Las Vegas Sands: Parisian Macao not cannibalizing other casinos

TAGs: Las Vegas Sands, Macau

las-vegas-sands-parisian-macaoCasino operator Las Vegas Sands saw profits fall 15% in 2016 despite the Macau market’s rebound in the second half of the year.

Figures released Wednesday show Sands’ revenue rising 7.4% to $3.08b in the final three months of 2016, while adjusted earnings gained 6% to $1.12b and profits rose 9.2% to $509m, although the profit rise was largely attributable to $64m in favorable currency exchange.

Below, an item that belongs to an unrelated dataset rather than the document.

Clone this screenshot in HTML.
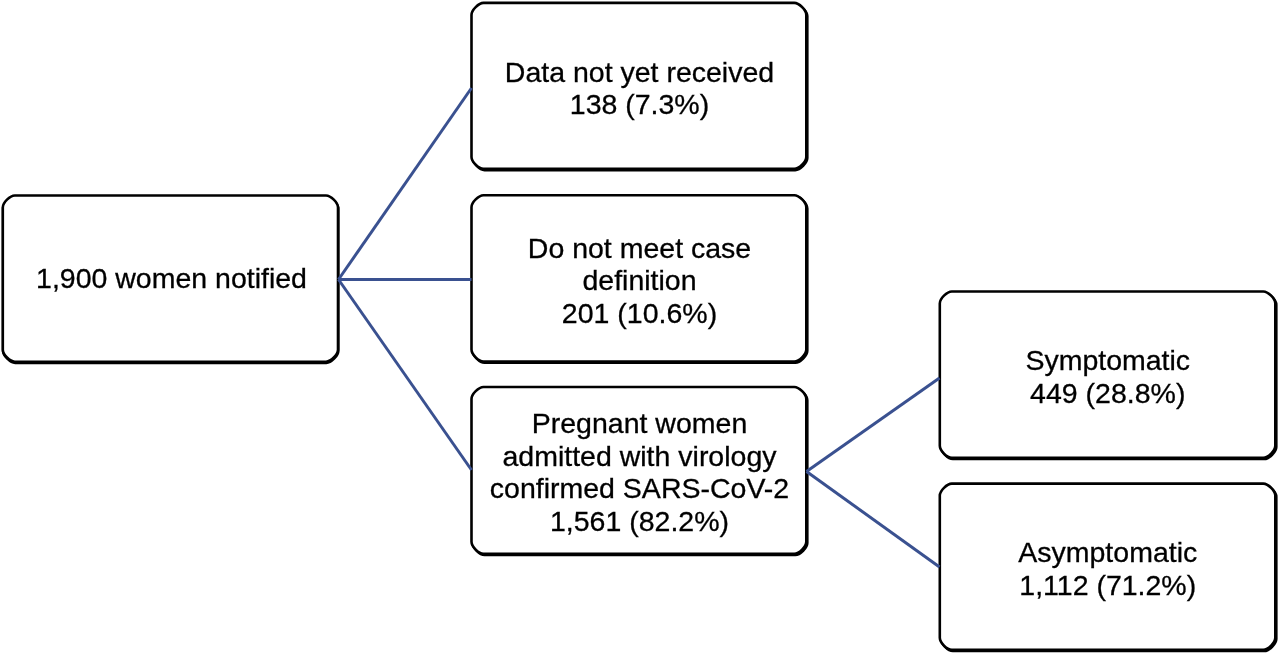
<!DOCTYPE html>
<html><head><meta charset="utf-8">
<style>
html,body{margin:0;padding:0;background:#fff;}
body{width:1280px;height:655px;position:relative;overflow:hidden;font-family:"Liberation Sans",sans-serif;}
svg{position:absolute;left:0;top:0;z-index:2;}
svg.bx{z-index:0;}
.b{position:absolute;box-sizing:border-box;border:3px solid transparent;border-bottom-width:4px;border-radius:14px;background:transparent;z-index:1;display:flex;align-items:center;justify-content:center;text-align:center;font-size:28.5px;line-height:32.5px;color:#000;padding-top:3.5px;padding-left:1px;will-change:transform;-webkit-text-stroke:0.3px #000;}
</style></head><body>
<svg class="bx" width="1280" height="655" viewBox="0 0 1280 655">
<g fill="none" stroke="#000" stroke-width="2.6"><path d="M15.10,196.70H326.30C331.10,196.70 338.30,203.90 338.30,208.70V350.90C338.30,355.70 331.10,362.90 326.30,362.90H15.10C10.30,362.90 3.10,355.70 3.10,350.90V208.70C3.10,203.90 10.30,196.70 15.10,196.70Z"/><path d="M484.50,4.10H795.30C800.10,4.10 807.30,11.30 807.30,16.10V158.10C807.30,162.90 800.10,170.10 795.30,170.10H484.50C479.70,170.10 472.50,162.90 472.50,158.10V16.10C472.50,11.30 479.70,4.10 484.50,4.10Z"/><path d="M484.50,196.40H795.30C800.10,196.40 807.30,203.60 807.30,208.40V350.70C807.30,355.50 800.10,362.70 795.30,362.70H484.50C479.70,362.70 472.50,355.50 472.50,350.70V208.40C472.50,203.60 479.70,196.40 484.50,196.40Z"/><path d="M484.50,388.20H795.30C800.10,388.20 807.30,395.40 807.30,400.20V543.00C807.30,547.80 800.10,555.00 795.30,555.00H484.50C479.70,555.00 472.50,547.80 472.50,543.00V400.20C472.50,395.40 479.70,388.20 484.50,388.20Z"/><path d="M952.80,292.70H1264.30C1269.10,292.70 1276.30,299.90 1276.30,304.70V447.00C1276.30,451.80 1269.10,459.00 1264.30,459.00H952.80C948.00,459.00 940.80,451.80 940.80,447.00V304.70C940.80,299.90 948.00,292.70 952.80,292.70Z"/><path d="M952.80,484.80H1264.30C1269.10,484.80 1276.30,492.00 1276.30,496.80V639.00C1276.30,643.80 1269.10,651.00 1264.30,651.00H952.80C948.00,651.00 940.80,643.80 940.80,639.00V496.80C940.80,492.00 948.00,484.80 952.80,484.80Z"/></g>
<g fill="#fff" stroke="#000" stroke-width="2.6"><path d="M14.80,195.50H326.00C330.80,195.50 338.00,202.70 338.00,207.50V349.70C338.00,354.50 330.80,361.70 326.00,361.70H14.80C10.00,361.70 2.80,354.50 2.80,349.70V207.50C2.80,202.70 10.00,195.50 14.80,195.50Z"/><path d="M483.50,2.90H794.30C799.10,2.90 806.30,10.10 806.30,14.90V156.90C806.30,161.70 799.10,168.90 794.30,168.90H483.50C478.70,168.90 471.50,161.70 471.50,156.90V14.90C471.50,10.10 478.70,2.90 483.50,2.90Z"/><path d="M483.50,195.20H794.30C799.10,195.20 806.30,202.40 806.30,207.20V349.50C806.30,354.30 799.10,361.50 794.30,361.50H483.50C478.70,361.50 471.50,354.30 471.50,349.50V207.20C471.50,202.40 478.70,195.20 483.50,195.20Z"/><path d="M483.50,387.00H794.30C799.10,387.00 806.30,394.20 806.30,399.00V541.80C806.30,546.60 799.10,553.80 794.30,553.80H483.50C478.70,553.80 471.50,546.60 471.50,541.80V399.00C471.50,394.20 478.70,387.00 483.50,387.00Z"/><path d="M951.80,291.50H1263.30C1268.10,291.50 1275.30,298.70 1275.30,303.50V445.80C1275.30,450.60 1268.10,457.80 1263.30,457.80H951.80C947.00,457.80 939.80,450.60 939.80,445.80V303.50C939.80,298.70 947.00,291.50 951.80,291.50Z"/><path d="M951.80,483.60H1263.30C1268.10,483.60 1275.30,490.80 1275.30,495.60V637.80C1275.30,642.60 1268.10,649.80 1263.30,649.80H951.80C947.00,649.80 939.80,642.60 939.80,637.80V495.60C939.80,490.80 947.00,483.60 951.80,483.60Z"/></g>
</svg>

<div class="b" style="padding-top:0;padding-bottom:1.5px;left:1.5px;top:194px;width:338px;height:170.5px;">1,900 women notified</div>
<div class="b" style="border-right-width:4px;left:470px;top:1.5px;width:339px;height:170px;">Data not yet received<br>138 (7.3%)</div>
<div class="b" style="border-right-width:4px;left:470px;top:194px;width:339px;height:170px;">Do not meet case<br>definition<br>201 (10.6%)</div>
<div class="b" style="border-right-width:4px;left:470px;top:386px;width:339px;height:170px;">Pregnant women<br>admitted with virology<br>confirmed SARS-CoV-2<br>1,561 (82.2%)</div>
<div class="b" style="border-right-width:4px;left:938px;top:290px;width:339.5px;height:170.5px;">Symptomatic<br>449 (28.8%)</div>
<div class="b" style="border-right-width:4px;left:938px;top:482px;width:339.5px;height:170.5px;">Asymptomatic<br>1,112 (71.2%)</div>
<svg width="1280" height="655" viewBox="0 0 1280 655">
<g stroke="#3a5190" stroke-width="3" fill="none">
<line x1="338.5" y1="279.5" x2="471.5" y2="88"/>
<line x1="338.5" y1="279.5" x2="471.5" y2="279.5"/>
<line x1="338.5" y1="279.5" x2="471.5" y2="470"/>
<line x1="806.5" y1="471.5" x2="939.5" y2="378"/>
<line x1="806.5" y1="471.5" x2="939.5" y2="567"/>
</g>
</svg>
</body></html>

For 2016 as a whole, revenue slipped 3.5% to $8.77b, operating income was down 12.2% to $2.5b and profit fell 15% to ‘only’ $1.67b. The company blamed the profit decline on lower revenue, opening expenses for the new Parisian Macao and “non-recurring legal costs,” including paying multiple seven-figure fines to US regulatory agencies and a reported payout of up to $100m to former Sands China CEO Steve Jacobs.

The Sands China operation in Macau continued to drive Sands’ results, reporting Q4 revenue up 12% to $1.66b while profit slipped 8% to $348m. Full year revenue was down 2.5% to $6.7b while profit slumped 16% to $1.22b.

Sands has made a point of focusing its Macau operations on the mass market and CEO Sheldon Adelson said Sands’ mass segment enjoyed 16% growth in Q4, its strongest showing since Q2 2014.

Adelson said the new Parisian Macao generated revenue of $344m and adjusted earnings of $95m in its first full quarter of operation but the Parisian’s success was offset by declines at Sands’ other Macau properties.

VIP gambling turnover was down double-digits at the Venetian Macao (-14%), Sands Cotai Central (-31.5%) and Sands Macao (-48%), while the lowly Four Seasons bucked the turnover trend by inching up 2.8%.

Mass market table drop was also down everywhere except (again) at the Four Seasons, although these drops were mostly in the low single-digits.

The Parisian’s VIP turnover totaled $3.3b, slightly less than half the Venetian’s $6.9b, but the Parisian enjoyed a stellar 4.52% VIP win rate, well above the 2.7%-3% expected range.

On the ensuing analyst call, Sands President Rob Goldstein rejected suggestions that the Parisian’s opening had cannibalized Sands’ other properties, with the exception of Sands Cotai Central, which Goldstein said couldn’t compete with the fact that the Parisian is just “too damn attractive” for the mass market customer. Goldstein did say Sands had undisclosed plans to improve Sands Cotai Central’s “attractability.”

In Singapore, Marina Bay Sands reported revenue up 2.8% to $723m and earnings up 8% to $366m, despite both VIP and mass turnover being in negative territory for the quarter.

Stateside, Sands’ Las Vegas operations saw flat casino revenue while convention and retail revenue rose nearly 10%. In Pennsylvania, Sands Bethlehem was also flat overall thanks to cold tables and hot slots.

Interestingly, despite Vietnam having recently announced plans to conduct a three-year trial of allowing local residents to enter casinos, the country’s flag no longer appears in Sands’ presentation graphic indicating its principal areas of future development interest.

Adelson didn’t reference Vietnam on the analyst call, but he did say there was “more noises coming out of Korea,” which Sands has long been pressing to relax its own ban on locals in casinos. Adelson was cagey on the details of these South Korean noises, saying only that “it could happen.”

Adelson also said the company will proceed with plans to sell a 49% stake of its retail mall operations in Singapore, from which the company expects to realize between $3b and $3.5b. Adelson crowed that either one of these numbers would make it “the most expensive mall sale in the world.”

Adelson also couldn’t resist referencing his newfound buddy, President of the United States Donald Trump, saying that like the president, Adelson was “a good negotiator” and might try to boost the mall’s sale price into the $4b range, although he conceded that might be pushing things.